*What is required*:
Write out, word for word, the stretch of lines beginning at the one with "Emit a component" and ending at the one with "import * as", omitting the images.
══ Records
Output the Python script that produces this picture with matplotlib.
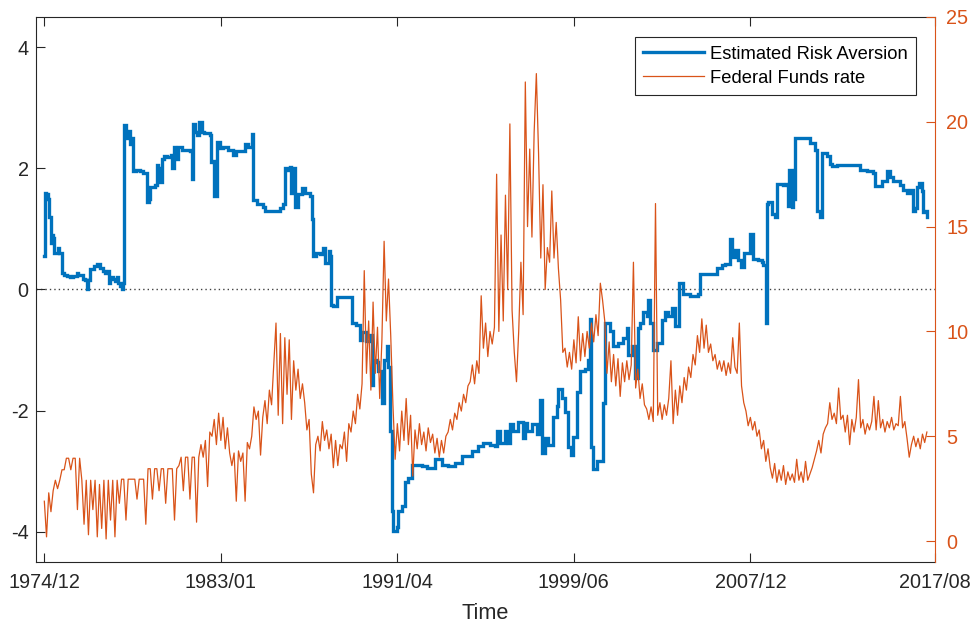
import matplotlib
matplotlib.use('Agg')
import matplotlib.pyplot as plt
import numpy as np

plt.rcParams['font.family'] = ['Liberation Sans', 'DejaVu Sans']

# ---------------- data ----------------
# Estimated risk aversion: observation index and value at each breakpoint
ra_obs = [0, 5, 19, 42, 57, 73, 82, 99, 110, 133, 155, 167, 195, 223, 257, 291, 325, 365,
          382, 438, 461, 478, 495, 523, 563, 597, 631, 665, 688, 716, 733, 744, 778, 801,
          823, 835, 858, 880, 897, 906, 926, 937, 948, 971, 988, 1005, 1039, 1084, 1118,
          1158, 1169, 1186, 1198, 1254, 1271, 1288, 1305, 1328, 1356, 1390, 1436, 1452,
          1469, 1486, 1498, 1515, 1560, 1651, 1668, 1685, 1707, 1730, 1758, 1781, 1809,
          1877, 1889, 1911, 1928, 1951, 1991, 2025, 2081, 2138, 2172, 2251, 2274, 2308,
          2353, 2364, 2410, 2478, 2501, 2558, 2637, 2671, 2705, 2727, 2761, 2778, 2795,
          2818, 2840, 2874, 2920, 2954, 3010, 3033, 3044, 3078, 3124, 3158, 3180, 3220,
          3237, 3248, 3271, 3305, 3316, 3464, 3486, 3532, 3577, 3600, 3645, 3690, 3709,
          3724, 3770, 3781, 3823, 3852, 3879, 3897, 3917, 3936, 3954, 3993, 4011, 4049,
          4087, 4124, 4163, 4276, 4333, 4427, 4502, 4577, 4653, 4729, 4842, 4917, 4974,
          5050, 5106, 5126, 5163, 5220, 5257, 5276, 5314, 5370, 5409, 5424, 5441, 5466,
          5522, 5579, 5616, 5636, 5673, 5710, 5767, 5805, 5824, 5862, 5899, 5937, 5967,
          5994, 6032, 6069, 6126, 6164, 6183, 6194, 6220, 6259, 6315, 6333, 6352, 6409,
          6447, 6504, 6560, 6599, 6617, 6655, 6693, 6723, 6749, 6787, 6826, 6844, 6863,
          6900, 6939, 6995, 7032, 7070, 7108, 7146, 7183, 7195, 7240, 7316, 7410, 7429,
          7523, 7618, 7675, 7712, 7769, 7788, 7826, 7863, 7894, 7931, 7996, 8033, 8090,
          8129, 8147, 8174, 8188, 8205, 8241, 8279, 8302, 8369, 8403, 8426, 8437, 8449,
          8468, 8483, 8505, 8675, 8732, 8749, 8755, 8789, 8812, 8869, 8903, 8925, 8982,
          9209, 9242, 9322, 9390, 9412, 9492, 9548, 9582, 9616, 9695, 9729, 9775, 9809,
          9843, 9866, 9888, 9911, 9945, 9956, 9979, 10001]
ra_val = [0.55, 1.6, 1.58, 1.5, 1.2, 0.77, 0.9, 0.85, 0.6, 0.6, 0.68, 0.6, 0.28, 0.24, 0.22,
          0.2, 0.22, 0.27, 0.24, 0.18, 0.15, 0.0, 0.16, 0.34, 0.38, 0.42, 0.36, 0.3, 0.27,
          0.3, 0.11, 0.2, 0.18, 0.14, 0.2, 0.11, 0.06, 0.0, 0.1, 2.72, 2.6, 2.5, 2.62, 2.4,
          2.5, 1.95, 1.98, 1.96, 1.93, 1.88, 1.45, 1.5, 1.7, 1.73, 2.06, 2.0, 1.78, 2.15,
          2.2, 2.18, 2.22, 2.0, 2.35, 2.3, 2.15, 2.35, 2.3, 2.28, 1.82, 2.74, 2.6, 2.55,
          2.76, 2.6, 2.58, 2.55, 2.1, 2.12, 1.54, 2.44, 2.33, 2.36, 2.3, 2.22, 2.28, 2.28,
          2.4, 2.35, 2.56, 1.48, 1.42, 1.37, 1.29, 1.3, 1.3, 1.35, 1.42, 2.0, 1.97, 2.03,
          1.59, 2.0, 1.37, 1.57, 1.67, 1.6, 1.55, 1.16, 0.55, 0.6, 0.58, 0.68, 0.43, 0.63,
          0.55, -0.25, -0.27, -0.27, -0.13, -0.13, -0.55, -0.58, -0.83, -0.7, -0.85, -0.75,
          -1.58, -1.17, -1.2, -1.35, -1.87, -1.17, -0.94, -1.28, -2.33, -3.65, -3.99,
          -3.93, -3.65, -3.58, -3.18, -3.12, -2.9, -2.92, -2.95, -2.8, -2.9, -2.91, -2.86,
          -2.75, -2.67, -2.58, -2.53, -2.57, -2.58, -2.33, -2.53, -2.33, -2.53, -2.22,
          -2.33, -2.18, -2.18, -2.45, -2.2, -2.33, -2.22, -2.39, -1.83, -2.7, -2.45, -2.56,
          -2.1, -1.92, -1.64, -1.8, -2.02, -2.6, -2.73, -2.43, -1.69, -1.35, -1.32, -1.17,
          -0.49, -2.6, -2.96, -2.83, -2.83, -1.87, -0.55, -0.68, -0.94, -0.89, -0.8, -0.63,
          -1.08, -0.94, -1.46, -0.63, -0.55, -0.37, -0.43, -0.17, -0.55, -1.0, -0.89, -0.5,
          -0.37, -0.43, -0.31, -0.6, -0.6, 0.11, -0.08, -0.11, -0.08, 0.26, 0.26, 0.35,
          0.4, 0.42, 0.83, 0.54, 0.66, 0.48, 0.37, 0.6, 0.92, 0.5, 0.48, 0.45, 0.4, -0.55,
          1.41, 1.45, 1.24, 1.2, 1.75, 1.72, 1.75, 1.38, 1.98, 1.98, 1.37, 1.5, 2.5, 2.42,
          2.31, 2.3, 1.3, 1.19, 2.25, 2.2, 2.08, 2.04, 2.06, 2.06, 1.97, 1.95, 1.93, 1.71,
          1.79, 1.95, 1.85, 1.79, 1.73, 1.65, 1.6, 1.65, 1.29, 1.35, 1.7, 1.76, 1.62, 1.28,
          1.3, 1.19]

# Federal funds rate, one reading every 25 observations
ffr_step = 25
ffr = [1.9, 0.2, 2.3, 1.4, 2.4, 2.9, 2.5, 2.9, 3.4, 3.4,
       3.95, 3.95, 3.4, 3.95, 3.95, 1.5, 3.95,
       2.9, 0.8, 2.9, 0.3, 2.9, 1.5, 2.9, 0.2, 2.7, 0.6, 2.9, 0.1, 2.9, 1.0, 2.9, 0.2, 2.9, 1.8,
       2.95, 2.95, 1.0, 2.95, 2.95, 2.95, 2.95, 2.0, 2.95, 2.95, 2.95, 0.8,
       3.45, 3.45, 2.0, 3.45, 3.45, 2.4, 3.45, 3.45, 1.8, 3.45, 3.45, 3.45, 1.0, 3.45,
       3.6, 4.0, 2.4, 4.0, 4.0, 2.0, 4.0, 4.0, 0.9, 4.0,
       4.6, 4.0, 4.8, 2.6, 5.2,
       5.0, 5.8, 4.6, 6.1, 4.8, 5.9, 4.4, 5.4,
       4.2, 3.6, 4.2, 1.9, 4.3, 3.8, 4.2, 1.9,
       4.7, 4.4, 5.0,
       6.4, 5.8, 6.2, 4.1, 5.9,
       6.7, 5.6, 7.2, 6.5,
       8.5, 10.4, 6.0, 9.9, 5.6, 9.7, 7.0, 9.6, 5.8,
       8.6, 7.2, 8.2, 6.8, 7.5,
       6.6, 5.3, 5.8,
       3.2, 2.3, 4.6,
       5.0, 4.3, 5.7, 4.8,
       5.3, 4.4, 5.1,
       3.5, 4.8, 3.6, 4.6,
       4.4, 5.2, 3.8, 5.6,
       5.2, 6.2, 5.6, 7.0, 6.3, 7.5,
       12.9, 8.0, 10.5,
       7.2, 11.4, 8.0, 10.2, 6.8, 9.6,
       14.3, 10.5, 12.5,
       9.8, 6.5, 3.9,
       5.6, 4.3, 6.2, 4.8, 6.8, 4.6, 6.0, 3.1,
       5.3, 4.4, 5.6, 4.6, 5.2, 4.3, 5.4, 4.7, 5.1, 4.2, 4.9, 4.0,
       4.8, 4.2, 5.0,
       5.2, 5.8, 5.3, 6.1, 5.8, 6.6, 6.2, 7.0, 6.6, 7.4,
       7.6, 8.4, 7.5, 8.6, 8.0,
       11.7, 9.2, 10.4, 8.8, 10.0,
       9.4, 10.2,
       17.5, 10.0,
       14.6, 10.5,
       16.5, 12.0, 19.9,
       11.0, 9.0, 7.6, 10.0,
       13.3, 10.8,
       21.9,
       15.0, 18.7, 14.5,
       19.5, 22.3, 18.5,
       13.5, 17.0,
       12.0, 14.0,
       13.3, 16.7,
       13.5, 15.2, 13.0,
       11.5, 9.0,
       9.2, 8.3, 9.0, 8.2,
       9.6, 8.5, 10.7, 8.6, 9.9, 8.8,
       10.0, 9.2, 10.4, 9.5, 10.8, 9.8,
       12.3, 11.5,
       10.5, 8.0, 9.5,
       7.6, 8.9, 7.4, 8.7, 6.9, 8.5, 7.6,
       8.6, 7.7, 8.4, 13.3,
       7.3, 8.2, 6.8,
       7.5, 6.5,
       6.3, 5.8, 6.4, 5.7,
       16.1,
       6.0, 6.6, 5.8, 6.5, 6.0, 6.8,
       8.6, 5.6, 7.2, 6.0,
       7.4, 6.6, 7.8, 7.2, 8.3, 7.8, 8.9, 8.4,
       9.8, 9.0, 10.6, 9.2, 10.3,
       9.0, 9.4, 8.6, 8.9, 8.2, 8.6,
       8.1, 8.6, 7.9, 8.5, 8.0, 9.7,
       8.3, 8.0, 10.4, 7.4, 6.6,
       6.2, 5.5, 5.9, 5.3, 5.7,
       5.0, 5.3, 4.4, 4.8, 3.8, 4.4,
       3.5, 3.0, 3.7, 2.8, 3.4, 2.9, 3.6, 2.7, 3.3, 2.9,
       3.2, 2.8, 3.9, 2.9, 3.3, 2.8, 3.8, 2.9, 3.2, 3.5,
       3.9, 4.3,
       4.8, 4.2, 5.1, 5.4,
       5.6, 6.6, 5.8,
       6.1, 5.6, 7.3, 5.8, 6.0, 5.2, 6.0,
       4.6, 5.8,
       5.2, 5.9,
       7.7,
       5.4, 5.8, 5.1, 5.6, 5.3, 5.7, 6.9, 5.3,
       6.7, 5.4, 5.8, 5.2, 5.7, 5.4, 5.9, 5.3, 5.6, 5.5, 6.9, 5.4, 5.7,
       4.9, 4.0, 4.6,
       5.0, 4.5, 4.9, 4.4, 5.1, 4.7, 5.2]

tick_obs = [0, 2000, 4000, 6000, 8000, 10092]
tick_labels = ['1974/12', '1983/01', '1991/04', '1999/06', '2007/12', '2017/08']
left_ticks = [-4, -2, 0, 2, 4]
right_ticks = [0, 5, 10, 15, 20, 25]

# ---------------- plot ----------------
blue = '#0072BD'
orange = '#D95319'
dark = '#262626'

fig = plt.figure(figsize=(9.74, 6.26), dpi=100)
ax = fig.add_axes([0.03645, 0.10224, 0.92351, 0.87061])
ax2 = ax.twinx()

ax.axhline(0, color='#404040', lw=1.0, ls=(0, (1, 2.2)), zorder=1)
l1, = ax.plot(ra_obs, ra_val, color=blue, lw=2.4, drawstyle='steps-post',
              solid_joinstyle='miter', zorder=2)
x_ffr = np.arange(len(ffr)) * ffr_step
l2, = ax2.plot(x_ffr, ffr, color=orange, lw=0.9)

ax.set_xlim(-100, 10092)
ax.set_ylim(-4.5, 4.5)
ax2.set_ylim(-1, 25)

ax.set_xticks(tick_obs)
ax.set_xticklabels(tick_labels)
ax.set_yticks(left_ticks)
ax.set_yticklabels([str(t) for t in left_ticks])
ax2.set_yticks(right_ticks)
ax2.set_yticklabels([str(t) for t in right_ticks])

ax.tick_params(axis='x', direction='in', length=6.5, width=0.8, top=True,
               labelsize=14.3, colors=dark, pad=8)
ax.tick_params(axis='y', direction='in', length=6.5, width=0.8, right=False,
               labelsize=14.3, colors=dark, pad=5)
ax2.tick_params(axis='y', direction='in', length=6.5, width=0.8,
                labelsize=14.3, colors=orange, pad=8)

for s in ['left', 'bottom', 'top']:
    ax.spines[s].set_color(dark)
    ax.spines[s].set_linewidth(0.8)
    ax2.spines[s].set_visible(False)
ax.spines['right'].set_visible(False)
ax2.spines['right'].set_color(orange)
ax2.spines['right'].set_linewidth(0.8)

ax.set_xlabel('Time', fontsize=15.7, color=dark, labelpad=8)

leg = ax2.legend([l1, l2], ['Estimated Risk Aversion', 'Federal Funds rate'],
                 loc='upper right', bbox_to_anchor=(0.9789, 0.9628), borderaxespad=0,
                 fontsize=13.2, frameon=True, fancybox=False, framealpha=1,
                 edgecolor=dark, handlelength=3.3, handletextpad=0.35,
                 borderpad=0.45, labelspacing=0.4)
leg.get_frame().set_linewidth(0.8)

fig.savefig('out.png', dpi=100)
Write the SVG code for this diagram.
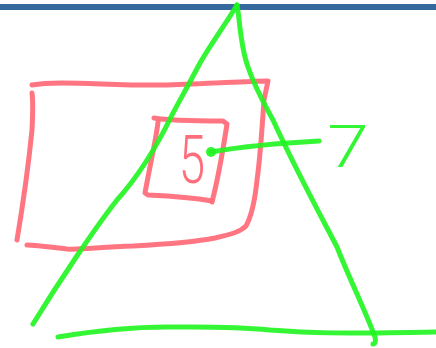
<svg xmlns="http://www.w3.org/2000/svg" width="436" height="348" viewBox="0 0 436 348">
<style>
.r{fill:none;stroke:#ff6f7b;stroke-width:5;stroke-linecap:round;stroke-linejoin:round;opacity:0.95}
.g{fill:none;stroke:#1ff51f;stroke-width:5;stroke-linecap:round;stroke-linejoin:round;opacity:0.9}
.t{font-family:Roboto, "Liberation Sans", sans-serif;font-weight:300;text-anchor:middle}
</style>
<rect x="0" y="4" width="436" height="6" fill="#35689c"/>
<g id="outer-rect">
<path class="r" d="M32,85 C60,80 110,86 167,85 C210,84 245,81 268,81 L264,100 C262,130 260,160 257,180 C255,200 252,215 246,226 C240,232 232,234 215,238 C195,242 170,244 133,246 C100,247 80,250 67,249 C50,247 35,245 27,245"/>
<path class="r" d="M32,93 C33,100 33,110 32,130 C28,170 22,210 17,240"/>
</g>
<g id="inner-rect">
<path class="r" d="M154,118 C165,120 190,121 223,121 L227,124 C223,150 219,175 212,202"/>
<path class="r" d="M158,122 C156,140 150,165 145,193 L148,195 C170,196 195,198 212,201"/>
<text class="t" x="192" y="183" font-size="66" fill="#ff6f7b" transform="translate(192,0) scale(0.72,1) translate(-192,0)">5</text>
</g>
<g id="triangle">
<path class="g" d="M237,5 C225,25 212,42 200,63 C190,82 180,100 172,115 C155,150 135,180 117,200 C95,228 60,280 33,324"/>
<path class="g" d="M237,5 C240,20 240,45 248,67 C255,88 265,105 273,120 C295,168 315,205 337,247 C350,280 365,310 375,337 C376,341 375,344 373,344"/>
<path class="g" d="M58,337 C100,330 135,327 167,327 C200,327 230,326 270,330 C310,333 333,334 436,332"/>
</g>
<g id="label-7">
<path class="g" d="M211,152 C240,147 280,143 319,141"/>
<circle cx="211" cy="152" r="5" fill="#1ff51f" opacity="0.9"/>
<text class="t" x="348" y="167" font-size="60" fill="#1ff51f" opacity="0.9" transform="translate(348,0) scale(1.25,1) translate(-348,0)">7</text>
</g>
</svg>
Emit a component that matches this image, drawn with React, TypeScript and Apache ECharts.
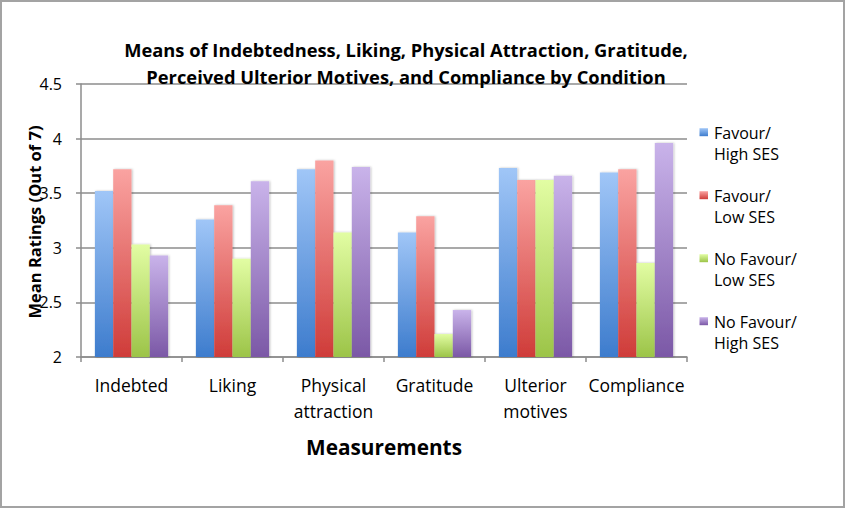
import React, { useEffect, useRef } from "react";
import * as echarts from "echarts";

const categories = ["Indebted", "Liking", "Physical\nattraction", "Gratitude", "Ulterior\nmotives", "Compliance"];
const seriesNames = ["Favour/\nHigh SES", "Favour/\nLow SES", "No Favour/\nLow SES", "No Favour/\nHigh SES"];
const favourHigh = [3.52, 3.26, 3.72, 3.14, 3.73, 3.69];
const favourLow = [3.72, 3.39, 3.8, 3.29, 3.62, 3.72];
const noFavourLow = [3.03, 2.9, 3.14, 2.21, 3.62, 2.86];
const noFavourHigh = [2.93, 3.61, 3.74, 2.43, 3.66, 3.96];
const seriesData = [favourHigh, favourLow, noFavourLow, noFavourHigh];
const yTicks = { min: 2, max: 4.5, interval: 0.5 };

const gradients = [
  ["#a0c6f7", "#3d7ccd"],
  ["#faa3a1", "#cf3c39"],
  ["#e2fda3", "#9cc448"],
  ["#c9b3ea", "#7b58a6"],
];

const FONT = "'Open Sans'";

export default function App() {
  const ref = useRef<HTMLDivElement>(null);
  useEffect(() => {
    if (!ref.current) return;
    const chart = echarts.init(ref.current, null, { renderer: "svg" });
    const grad = (i: number) =>
      new echarts.graphic.LinearGradient(0, 0, 0, 1, [
        { offset: 0, color: gradients[i][0] },
        { offset: 1, color: gradients[i][1] },
      ]);
    const legendGraphics: any[] = [];
    seriesNames.forEach((name, i) => {
      const yBase = 132.7 + i * 63;
      legendGraphics.push({
        type: "rect",
        shape: { x: 699.5, y: yBase - 4.5, width: 8.5, height: 8 },
        style: { fill: grad(i) },
      });
      legendGraphics.push({
        type: "text",
        x: 714,
        y: yBase - 10.5,
        style: {
          text: name,
          font: `16px ${FONT}`,
          lineHeight: 21,
          fill: "#000",
          verticalAlign: "top",
          align: "left",
        },
      });
    });
    chart.setOption({
      animation: false,
      backgroundColor: "#fff",
      title: {
        text: "Means of Indebtedness, Liking, Physical Attraction, Gratitude,\nPerceived Ulterior Motives, and Compliance by Condition",
        left: 401,
        top: 31,
        textAlign: "center",
        textStyle: { fontFamily: FONT, fontWeight: "bold", fontSize: 18.3, lineHeight: 27, color: "#000" },
      },
      grid: { left: 81, right: 159, top: 84, bottom: 152, containLabel: false },
      xAxis: {
        type: "category",
        data: categories,
        axisLine: { lineStyle: { color: "#8c8c8c", width: 1.5 } },
        axisTick: { show: true, length: 5, lineStyle: { color: "#8c8c8c", width: 1.5 } },
        axisLabel: { color: "#000", fontFamily: FONT, fontSize: 17.5, lineHeight: 26, margin: 15, interval: 0 },
      },
      yAxis: {
        type: "value",
        min: yTicks.min,
        max: yTicks.max,
        interval: yTicks.interval,
        axisLine: { show: true, lineStyle: { color: "#8c8c8c", width: 1.5 } },
        axisTick: { show: true, inside: false, length: 5, lineStyle: { color: "#8c8c8c", width: 1.5 } },
        axisLabel: { color: "#000", fontFamily: FONT, fontSize: 16, margin: 19 },
        splitLine: { lineStyle: { color: "#8c8c8c", width: 1.5 } },
      },
      series: seriesData.map((d, i) => ({
        type: "bar",
        name: seriesNames[i],
        data: d,
        barGap: "0%",
        barCategoryGap: "27.5%",
        itemStyle: {
          color: grad(i),
          shadowColor: "rgba(0,0,0,0.25)",
          shadowBlur: 2,
          shadowOffsetX: 1,
          shadowOffsetY: 0,
        },
      })),
      graphic: [
        {
          type: "rect",
          shape: { x: 1, y: 1, width: 843, height: 506 },
          style: { fill: "none", stroke: "#a3a3a3", lineWidth: 2 },
          silent: true,
        },
        {
          type: "text",
          x: 34,
          y: 222,
          rotation: Math.PI / 2,
          style: {
            text: "Mean Ratings (Out of 7)",
            font: `bold 16.5px ${FONT}`,
            fill: "#000",
            align: "center",
            verticalAlign: "middle",
          },
        },
        {
          type: "text",
          x: 384,
          y: 447,
          style: {
            text: "Measurements",
            font: `bold 20.8px ${FONT}`,
            fill: "#000",
            align: "center",
            verticalAlign: "middle",
          },
        },
        ...legendGraphics,
      ],
    });
    return () => chart.dispose();
  }, []);
  return (
    <div
      ref={ref}
      style={{ position: "fixed", left: 0, top: 0, width: 846, height: 509 }}
    />
  );
}
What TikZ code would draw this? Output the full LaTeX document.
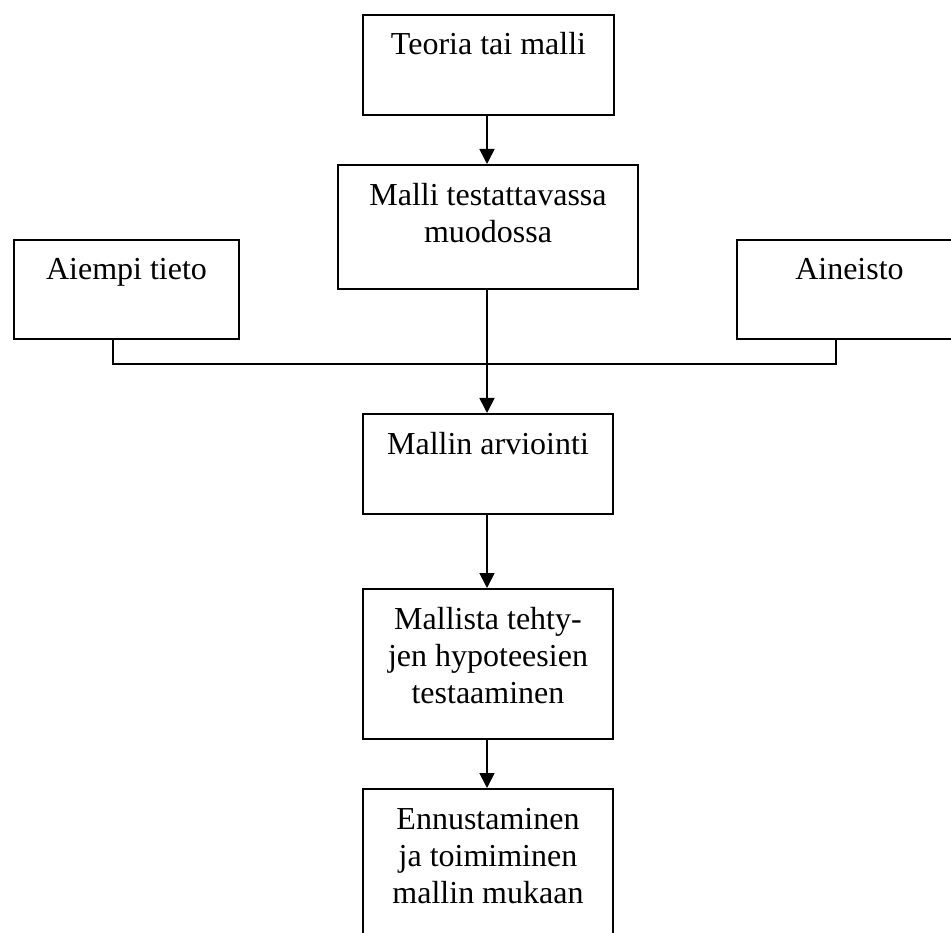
════
*Correct answer*:
Emit a component that matches this image, drawn with React, TypeScript and Apache ECharts.
import React, { useEffect, useRef } from "react";
import * as echarts from "echarts";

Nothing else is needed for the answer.